15) Rejim mezhep temelliydi. Hafız Esad’ın 1970’te iktidara gelmesinden bu yana, rejim Alevi bir karaktere ve tabana sahip oldu, oysa Aleviler nüfusun sadece yüzde 14’ünü oluşturuyor. Hafız Esad döneminde hükümetin üst kademelerindeki görevlerin çoğu, genelde başkanla akraba olan Alevilere ayrılmıştı. Saddam Hüseyin’in rejimi bu bakımdan daha az mezhepçiydi. Beşar ise hükümetin üst kademelerine daha fazla Aleviyi dahil etmeye çalıştı ancak iktidarın en kritik ipleri yine ailenin elinde kaldı.

Cihatçıların güzellenmesi

Suriye, uzun bir hoşgörü ve birlikte yaşama geçmişine sahip çok mezhepli bir ülke iken, bu durum Baas yönetimi altında yozlaştı ve tahrip edildi. İsyancıların yeni saldırıları, başta ABD, İsrail ve Türkiye olmak üzere dış güçler tarafından düzenlendi. Zafer kazanan milislerin kökeni IŞİD ve el-Kaide’ye dayanıyor, ancak Batı medyası onların imajını güzellemeye çalışarak onları sadece “muhalefet” olarak tanımlıyor.

Aljazeera (ve arkasındaki Katar hükümeti) isyancıları destekleme ve propagandalarını yayma konusunda büyük bir rol oynadı. Suriye’de yönetimin kesin çizgileri hakkında bir tahmin yürütmek için henüz çok erken ama Suriye halkının istikrarlı ve demokratik bir hükümete kavuşması pek olası görünmüyor.

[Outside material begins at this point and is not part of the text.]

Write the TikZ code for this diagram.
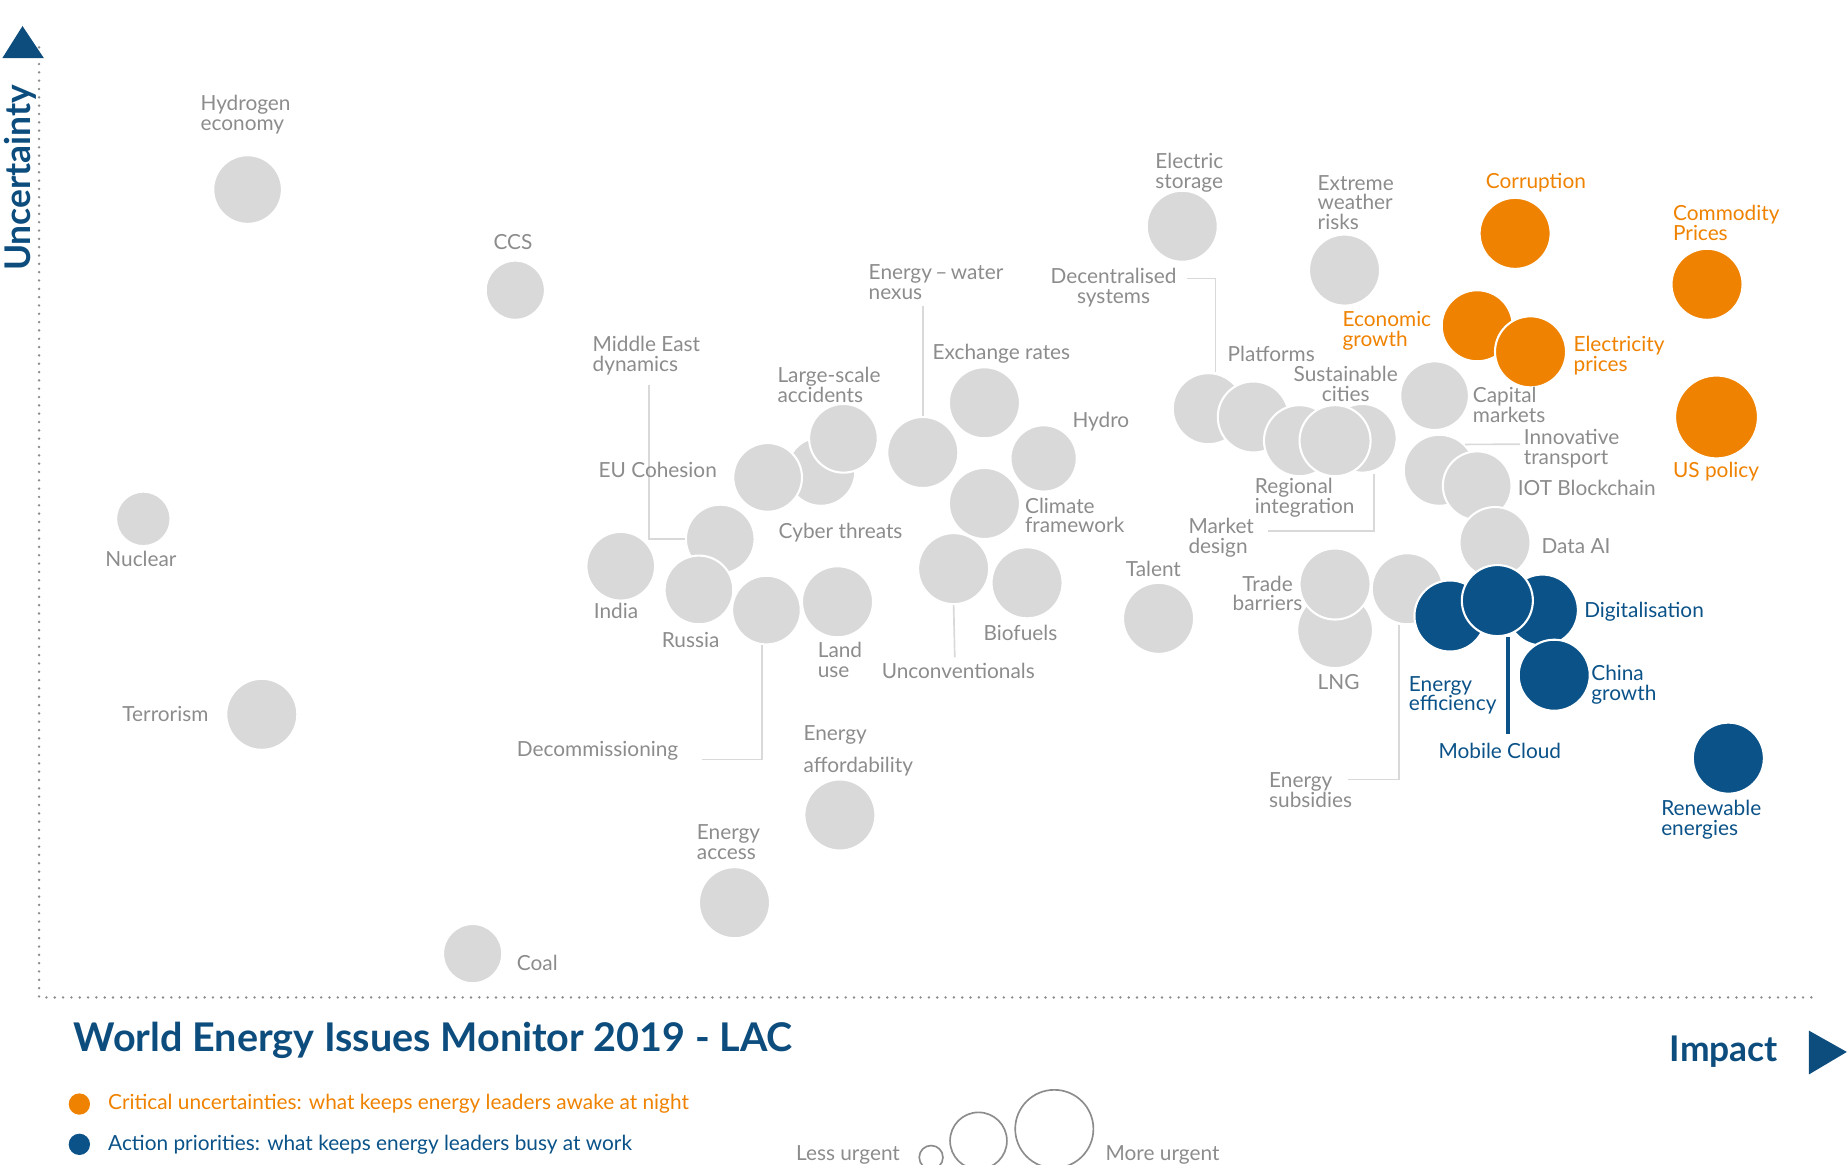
\documentclass[tikz,border=0pt]{standalone}
\usepackage{fontspec}
\setmainfont{Lato}
\definecolor{issuegrey}{HTML}{D9D9D9}
\definecolor{labelgrey}{HTML}{8C8C8C}
\definecolor{critorange}{HTML}{EF8200}
\definecolor{actblue}{HTML}{0A5288}
\definecolor{titleblue}{HTML}{0D4D7E}
\tikzset{
  bubble/.style={circle,draw=white,line width=1pt,inner sep=0pt},
  lbl/.style={text=labelgrey,inner sep=0pt,align=left,font=\fontsize{10}{9.5}\selectfont},
  olbl/.style={lbl,text=critorange},
  blbl/.style={lbl,text=actblue},
  leader/.style={draw=issuegrey,line width=0.8pt},
  axis/.style={draw=labelgrey,line width=1.3pt,dash pattern=on 0pt off 4pt,line cap=round}
}
\begin{document}
\begin{tikzpicture}[x=0.02cm,y=-0.02cm]
\useasboundingbox (0,0) rectangle (1560,983);
% axes
\draw[axis] (33,40) -- (33,842) -- (1532,842);
\fill[titleblue] (19,22) -- (2,49) -- (37,49) -- cycle;
\fill[titleblue] (1527,870) -- (1527,907) -- (1559,888) -- cycle;
\node[rotate=90,text=titleblue,font=\fontsize{17}{17}\bfseries] (unc) at (17,150) {Uncertainty};
\node[text=titleblue,font=\fontsize{17}{17}\bfseries,anchor=east] (imp) at (1507,888) {Impact};
% grey issues
\foreach \n/\x/\y/\r in {hyd/209/160/29,ccs/435/245/25,nuc/121/438/23,ter/221/603/30,coal/399/805/25,
  acc/620/762/30,aff/709/688/30,mde/608/455/29,ind/524/478/29,rus/590/498/29,dec/647/515/29,
  cyb/693/398/29,eu/648/403/29,lsa/712/370/29,land/707/508/30,ewn/779/382/30,exr/831/340/30,
  hydro/881/387/28,clim/831/425/30,unc/805/480/30,bio/867/492/30,tal/978/522/30,
  est/998/191/30,dsys/1020/345/30,plat/1058/352/30,sus/1097/372/30,mkt/1150/370/29,reg/1127/372/30,
  ewr/1135/228/30,cap/1211/334/29,inn/1215/397/30,iot/1247/410/29,data/1262/458/30,
  lng/1127/532/32,trade/1127/493/30,sub/1188/497/30}
  \node[bubble,fill=issuegrey,minimum size=\r*0.04cm] (c\n) at (\x,\y) {};
% action priorities
\foreach \n/\x/\y/\r in {eff/1224/520/30,dig/1302/515/30,mob/1264/507/30,chi/1312/570/30,ren/1459/640/30}
  \node[bubble,fill=actblue,minimum size=\r*0.04cm] (c\n) at (\x,\y) {};
% critical uncertainties
\foreach \n/\x/\y/\r in {cor/1279/197/30,com/1441/240/30,eco/1247/275/30,ele/1292/297/30,usp/1449/352/35}
  \node[bubble,fill=critorange,minimum size=\r*0.04cm] (c\n) at (\x,\y) {};
% leader lines
\draw[leader] (cmde) -- (548,455) -- (548,325);
\draw[leader] (cdec.south) ++(-4,0) -- (643,641) -- (593,641);
\draw[leader] (cewn.north) -- (779,258);
\draw[leader] (cunc.south) -- (806,555);
\draw[leader] (cdsys.north) ++(6,0) -- (1026,235) -- (1002,235);
\draw[leader] (cmkt.south) ++(10,0) -- (1160,448) -- (1070,448);
\draw[leader] (cinn.north east) -- (1283,375);
\draw[leader] (csub.south) ++(-7,0) -- (1181,658) -- (1138,658);
\draw[actblue,line width=1.5pt] (cmob.south) ++(9,0) -- (1273,620);
% labels
\node[lbl,anchor=west] (lhyd) at (169,97) {Hydrogen\\economy};
\node[lbl] (lccs) at (433,204) {CCS};
\node[lbl,anchor=west] (lmde) at (500,300) {Middle East\\dynamics};
\node[lbl,anchor=west] (llsa) at (656,325) {Large-scale\\accidents};
\node[lbl,anchor=west] (lewn) at (733,238) {Energy\,–\,water\\nexus};
\node[lbl,anchor=west] (lexr) at (787,299) {Exchange rates};
\node[lbl,anchor=west] (leu) at (505,397) {EU Cohesion};
\node[lbl,anchor=west] (lhydro) at (905,356) {Hydro};
\node[lbl,anchor=west] (lclim) at (865,435) {Climate\\framework};
\node[lbl,anchor=west] (lcyb) at (657,450) {Cyber threats};
\node[lbl] (lnuc) at (119,472) {Nuclear};
\node[lbl] (lind) at (520,516) {India};
\node[lbl] (lrus) at (583,540) {Russia};
\node[lbl,anchor=west] (lland) at (690,557) {Land\\use};
\node[lbl,anchor=west] (lunc) at (744,566) {Unconventionals};
\node[lbl,anchor=west] (lbio) at (830,534) {Biofuels};
\node[lbl,anchor=west] (ltal) at (950,480) {Talent};
\node[lbl,anchor=west] (lter) at (103,603) {Terrorism};
\node[lbl,anchor=west] (ldec) at (436,634) {Decommissioning};
\node[lbl,anchor=west] (laff) at (678,634) {Energy\\[6pt]affordability};
\node[lbl,anchor=west] (lacc) at (588,711) {Energy\\access};
\node[lbl,anchor=west] (lcoal) at (436,813) {Coal};
\node[lbl,anchor=west] (lest) at (975,146) {Electric\\storage};
\node[lbl,align=center] (ldsys) at (940,243) {Decentralised\\systems};
\node[lbl,anchor=west] (lplat) at (1036,299) {Platforms};
\node[lbl,align=center] (lsus) at (1136,324) {Sustainable\\cities};
\node[lbl,anchor=west] (lreg) at (1059,420) {Regional\\integration};
\node[lbl,anchor=west] (lmkt) at (1003,454) {Market\\design};
\node[lbl,anchor=west] (lewr) at (1112,171) {Extreme\\weather\\risks};
\node[lbl,align=center] (ltrade) at (1070,501) {Trade\\barriers};
\node[lbl,anchor=west] (llng) at (1112,576) {LNG};
\node[lbl,anchor=west] (lsub) at (1071,667) {Energy\\subsidies};
\node[lbl,anchor=west] (lcap) at (1243,342) {Capital\\markets};
\node[lbl,anchor=west] (linn) at (1286,379) {Innovative\\transport};
\node[lbl,anchor=west] (liot) at (1281,412) {IOT Blockchain};
\node[lbl,anchor=west] (ldata) at (1301,461) {Data AI};
\node[olbl,anchor=west] (lcor) at (1254,154) {Corruption};
\node[olbl,anchor=west] (lcom) at (1412,188) {Commodity\\Prices};
\node[olbl,anchor=west] (leco) at (1133,279) {Economic\\growth};
\node[olbl,anchor=west] (lele) at (1328,300) {Electricity\\prices};
\node[olbl,anchor=west] (lusp) at (1412,398) {US policy};
\node[blbl,anchor=west] (ldig) at (1337,516) {Digitalisation};
\node[blbl,anchor=west] (lchi) at (1343,578) {China\\growth};
\node[blbl,anchor=west] (leff) at (1189,587) {Energy\\efficiency};
\node[blbl,anchor=west] (lmob) at (1214,634) {Mobile Cloud};
\node[blbl,anchor=west] (lren) at (1402,692) {Renewable\\energies};
% title and legend
\node[text=titleblue,anchor=west,inner sep=0pt,font=\fontsize{19}{19}\bfseries] (title) at (62,878) {World Energy Issues Monitor 2019 - LAC};
\fill[critorange] (67,932) circle (9);
\fill[actblue] (67,966) circle (9);
\node[olbl,anchor=west] (lcrit) at (91,932) {Critical uncertainties: what keeps energy leaders awake at night};
\node[blbl,anchor=west] (lact) at (91,966) {Action priorities: what keeps energy leaders busy at work};
\draw[labelgrey,line width=0.8pt] (786,977) circle (10) (826,963) circle (24) (890,953) circle (33);
\node[lbl,anchor=east] (lless) at (760,975) {Less urgent};
\node[lbl,anchor=west] (lmore) at (933,975) {More urgent};
\end{tikzpicture}
\end{document}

Tıpkı Sudan, Suriye, Lübnan, Yemen, Libya ve Irak’ta olduğu gibi, ABD-İsrail ittifakı, İsrail’in faşist devletini güvende hissettirmek adına pek çok Arap ülkesinde devletleri ve toplumları yok etmeye yönelik acımasız bir kampanya yürütüyor.

Ve ABD’nin kanıtlanmış bir geçmişi var: Bir rejimi —ne kadar tiksindirici ve zalim olursa olsun— daha kötü bir rejimle değiştirebilir ve değiştirecektir. ABD’nin 2001’de Afganistan’da kurduğu rejim o kadar iğrençti ki Afgan halkı Taliban’ı tercih etti. Libya ve Irak’taki insanlar şimdi eski rejimlerin yönetimine özlem duyuyorlar.

Suriye halkının acılarının yakın zamanda sona ermesi pek mümkün değil ve silahlı milisler arasındaki iç çekişmeler, 1992’de komünistlerin düşüşünden sonraki Afganistan’a benzer bir durum yaratabilir.